Ely Educational Museum at the Blanche & Joseph Ely House, 1500 NW 6th Avenue, Pompano Beach. The Ely Educational Museum was the three-bedroom home of Blanche Ely, a local educator and civic pioneer in Pompano Beach’s black community. It now displays historical artifacts and documents of interest. The museum is the city’s first African-American historical museum.
Hallandale Beach City Hall Cannons, 400 S Federal Highway, Hallandale Beach. The six cannons are relics of a Spanish-British dispute known as the Battle of Jenkins Ear. They were retrieved from a shipwreck at the bottom of the sea.
Hammerstein Historical House, 1520 Polk Street, Hollywood. Clarence and Vera Hammerstein promoted tourism. Clarence was a pioneer in the interaction of the citrus industry between Florida and California. As a result, agricultural experts developed the Citrus Manual that is the standard reference guide for horticultural and citrus students. The house is open to the public from 1 to 4 p.m. on the first Sunday of every month. Docents will lead visitors through the 1935 house, designed by noted Hollywood architect, Bayard Lukens. The Hammerstein house is the headquarters of the Hollywood Historical Society.
Historic Davie, 6650 Griffin Road, Davie. Consists of the Old Davie School (1918), Viele House (1912), the Walsh/Osterhoudt House (1914) and the reconstructed replica of Pioneer Home (1909). The Old Davie School, of Spanish and Moorish design, was the first permanent school in the Everglades. Viele House is considered Davie's oldest structure.
Museum of Coral Springs History, 10000 NW 29th Street, Coral Springs. Museum presents master plans, subdivision plats, and maps showing the City's growth from original population of 5 to now over 129,000 since its incorporation in 1963.
Old Dillard School and Museum, 1009 NW 4th Street, Fort Lauderdale. This fine example of Mission-style architecture was the first high school for African-American children in Broward County. Today it is home to exhibitions, art displays and historical and cultural artifacts celebrating Broward County’s African-American heritage.
Old Fort Lauderdale Village and Museum, 219 SW 2nd Avenue, Fort Lauderdale. The offices of the Fort Lauderdale Historical Society are located in the Philemon Bryan House (1904). The charming collection of historic buildings includes the King-Cromartie House (circa 1907), New River Inn (circa 1905) and Schoolhouse Replica. The New River Inn was one of the first structures to be built in South Florida using hollow concrete block. Today, it is home to the Old Fort Lauderdale Museum of History and a chronological exhibit depicting the history of Fort Lauderdale and Broward County. The County’s first schoolhouses were built in 1899 in Pompano Beach and Fort Lauderdale. The Fort Lauderdale school opened with nine pupils’ grades one through six. The first teacher was Ivy Julia Cromartie. The original schoolhouse was destroyed in the 1926 hurricane. The replica was dedicated in 1977.

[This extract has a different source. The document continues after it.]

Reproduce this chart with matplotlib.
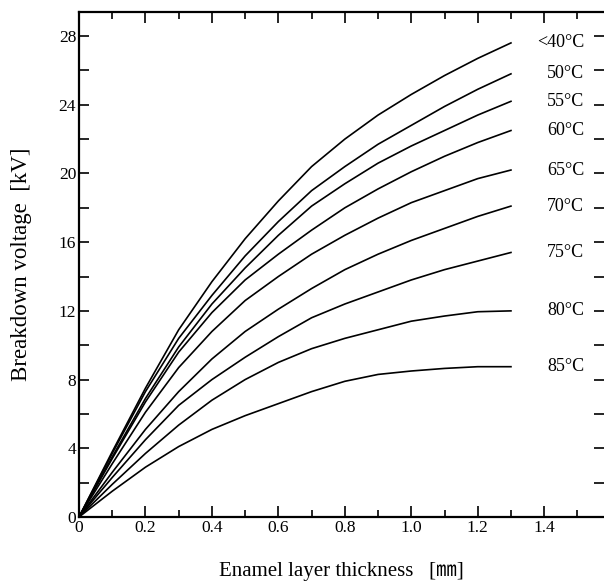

Peace Mound Park, 1300 Three Village Road, Weston. This tranquil park is built around an ancient Indian burial mound, where archaeologists have found the remains of Tequesta Indians.
Plantation Historical Museum, 511 N Fig Tree Lane, Plantation. View exhibits, historical photos and artifacts, including a Tequesta and Seminole Native American display and Firehouse Memorabilia Museum.

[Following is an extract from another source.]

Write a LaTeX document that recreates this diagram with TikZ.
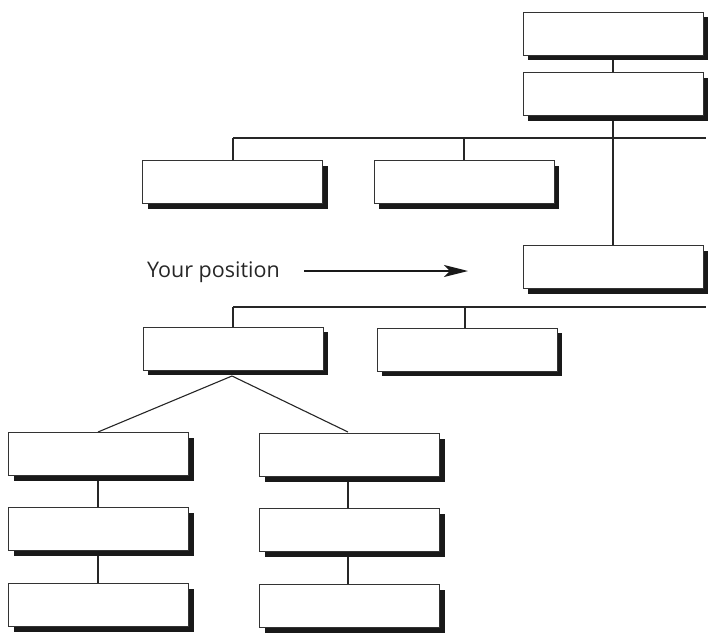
\documentclass[tikz,border=0pt]{standalone}
\usepackage{fontspec}
\setmainfont{Open Sans}
\usetikzlibrary{shadows,arrows.meta,calc}
\begin{document}
\begin{tikzpicture}[x=1pt,y=-1pt,
  orgbox/.style={draw=black!80, line width=0.8pt, fill=white, minimum width=180pt, minimum height=43pt, inner sep=0pt,
    drop shadow={shadow xshift=5pt, shadow yshift=-5pt, fill=black!90, opacity=1}},
  link/.style={draw=black!85, line width=1.1pt}]
\useasboundingbox (0,0) rectangle (715,640);
% connectors first
\coordinate (h1l) at (233,138); \coordinate (h1r) at (706,138);
\coordinate (h2l) at (233,307); \coordinate (h2r) at (706,307);
\coordinate (fork) at (232,376);
\draw[link] (613,33) -- (613,267);
\draw[link] (h1l) -- (h1r);
\draw[link] (h2l) -- (h2r);
\draw[link] (h1l) -- (233,182);
\draw[link] (464,138) -- (464,182);
\draw[link] (h2l) -- (233,348);
\draw[link] (465,307) -- (465,349);
\draw[link] (fork) -- (98,432);
\draw[link] (fork) -- (348,432);
\draw[link] (98,454) -- (98,605);
\draw[link] (348,455) -- (348,606);
% boxes
\node[orgbox] (A) at (613,33.5) {};
\node[orgbox] (B) at (613,94) {};
\node[orgbox] (C) at (232.5,182) {};
\node[orgbox] (D) at (464,182) {};
\node[orgbox] (E) at (613,267) {};
\node[orgbox] (F) at (233,348.5) {};
\node[orgbox] (G) at (467,349.5) {};
\node[orgbox] (H) at (98.5,454) {};
\node[orgbox] (I) at (349.5,455) {};
\node[orgbox] (J) at (98.5,529) {};
\node[orgbox] (K) at (349.5,530) {};
\node[orgbox] (L) at (98.5,605) {};
\node[orgbox] (M) at (349.5,606) {};
% label and arrow
\node[anchor=base west, inner sep=0pt, font=\fontsize{21.5pt}{24pt}\selectfont, text=black!85] (lbl) at (147,277) {Your position};
\coordinate (as) at (304,271);
\coordinate (ae) at (468,271);
\draw[line width=1.6pt, black!90, -{Stealth[length=24pt,width=12pt,inset=6pt]}] (as) -- (ae);
\end{tikzpicture}
\end{document}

Seminole Okalee Indian Village and Museum, One Seminole Way at the Seminole Hard Rock Casino, Hollywood. The village and museum shows and teaches non-natives the history, life and works of the Seminole Indians. Features Seminole-genre works from both Seminoles and non-Indian artists.
Stranahan House, 335 SE 6th Avenue, Fort Lauderdale. The Stranahan House, the oldest structure in Broward County, has been a trading post, post office, bank, private home and restaurant. It is now a museum furnished with antiques typical of an early 1900s home. It was around this tropical structure with wrap around verandahs, the home of Frank and Ivy Stranahan, that Fort Lauderdale began to grow.
Tradewinds McLean Farmhouse, 3600 W Sample Road, Coconut Creek. The site was originally a 600-acre horse farm. Tour the old farmhouse featuring pecky-cypress beams and paneled walls.
Tree Tops Park, 3900 SW 100th Avenue, Davie. A key attraction at the park is Pine Island Ridge, at 29 feet above sea level the highest natural elevation in Broward County. Located here is a sculpture and exhibit dedicated to the Seminole leader Sam Jones “Abiaka,” a warrior/healer who led his tribe to refuge on Pine Island Ridge during the Second and Third Seminole Wars.
Walter E. Peele Dixie Water Plant, 1500 S State Road 7, Fort Lauderdale. This structure’s Mediterranean Revival features make it one of the most architecturally significant utility buildings in Florida.
Wray Family Estate, 3750-3950 Flamingo Road, Davie. In addition to a tour of this authentic South Florida estate home, you can also take a tram tour of adjacent Flamingo Gardens, with its aviary, arboretum and exotic gardens, birds and animals.